It takes a lot of helpers to build up the protein complexes required for photosynthesis and to constantly repair them in strong light.
Photosynthesis takes place before our eyes every day in every single little green leaf — yet the details of the complex process have not yet been fully understood. A research team at Ruhr University Bochum headed by Professor Danja Schünemann has unravelled another piece of the puzzle. The team, led by former PhD student Dominique Stolle and current PhD student Lena Osterhoff, analyzed how the protein D1, which is vital for photosynthesis, is constructed and developed a new in-vitro technique for this purpose. It turned out that around 140 proteins are presumably involved in the process, some of which were previously undescribed. The researchers characterized one particularly important protein in more detail. They published their report in the EMBO Journal on August 27, 2024.
Continuous repair cycle
The research addressed the biogenesis of protein complexes in chloroplasts. It focused primarily on the formation of the protein D1, an essential component of photosystem II. The protein is integrated into the thylakoid membrane and is constantly damaged to such an extent, particularly in strong light, that it has to be degraded and rebuilt in a continuous repair cycle. “This degradation and reconstruction is an incredibly complicated process, just like the de novo synthesis of the entire photosystem,” stresses Danja Schünemann. “The more than 20 subunits of this system all have to be produced in the cell, transported to their final destination and eventually assembled there.”
Watching ribosomes at work
In order to gain a better understanding of these mechanisms, her team developed a novel in-vitro method that for the first time makes it possible to purify the ribosomes that are currently producing the D1 protein while they are doing their work. “Until now, it was only possible to purify ribosomes in general,” explains Danja Schünemann. “Now we can look over their shoulders as they work, so to speak.” The researchers also determined which additional factors — apart from the ribosomes — are involved in the assembly of D1. They identified 140 proteins — some that were already known from other processes, others that had not yet been described.

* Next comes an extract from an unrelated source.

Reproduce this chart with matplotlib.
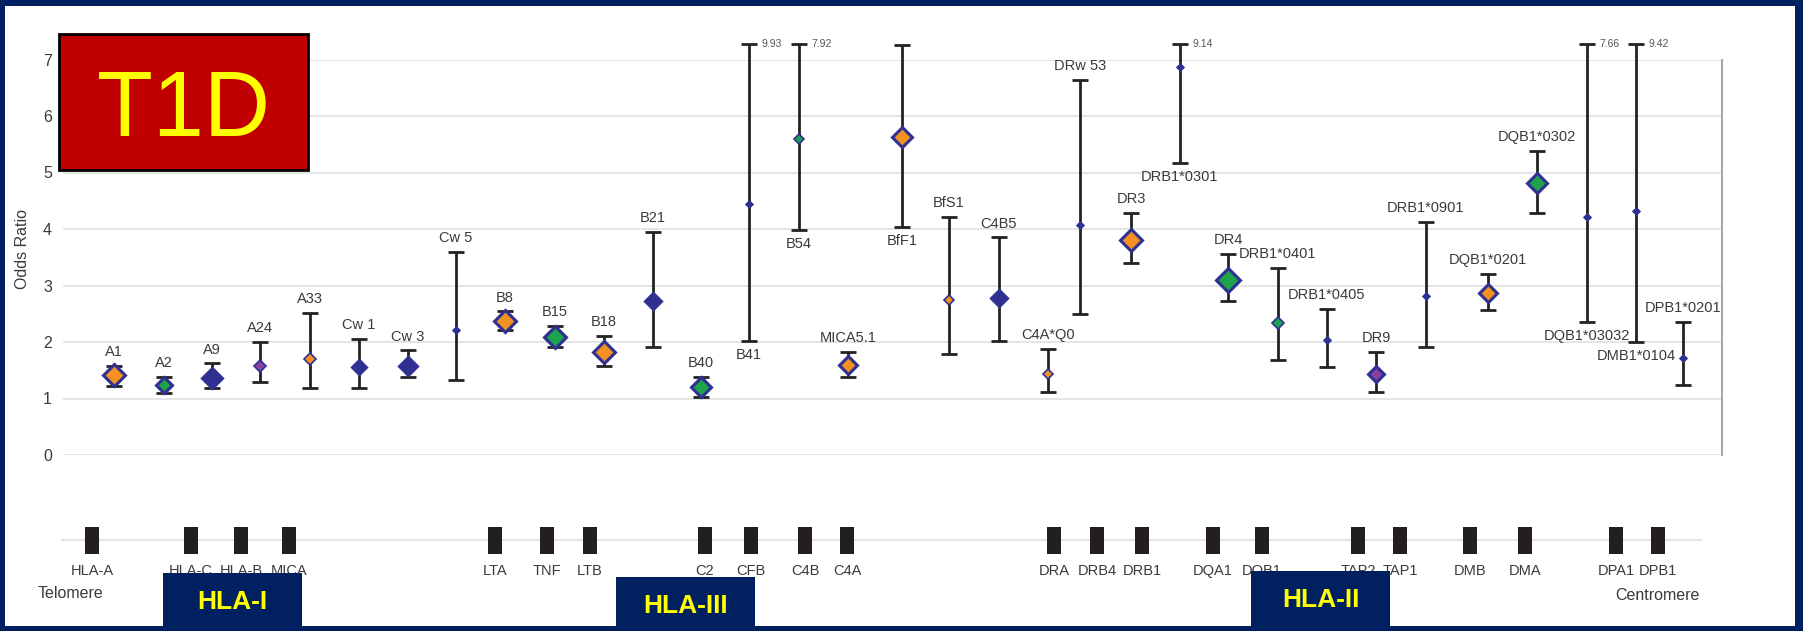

For a more in-depth analysis, the team picked out a particularly prominent protein: STIC2. “We knew that it fulfills an important function in the construction of the thylakoid membrane, but we didn’t know exactly what that function was,” explain the researchers. They demonstrated that this protein works closely with another protein, SRP54, in the formation and repair of D1. “STIC2 interacts with certain structures in the thylakoid membranes, which is crucial for the correct incorporation of D1 and presumably other central proteins of the photosystems into the membrane,” says Danja Schünemann.
Cooperation partners
Danja Schünemann’s research group cooperated with researchers from the Faculties of Biology and Biotechnology and Chemistry and Biochemistry at Ruhr University Bochum as well as with groups from the Max Planck Institute of Molecular Plant Physiology in Potsdam.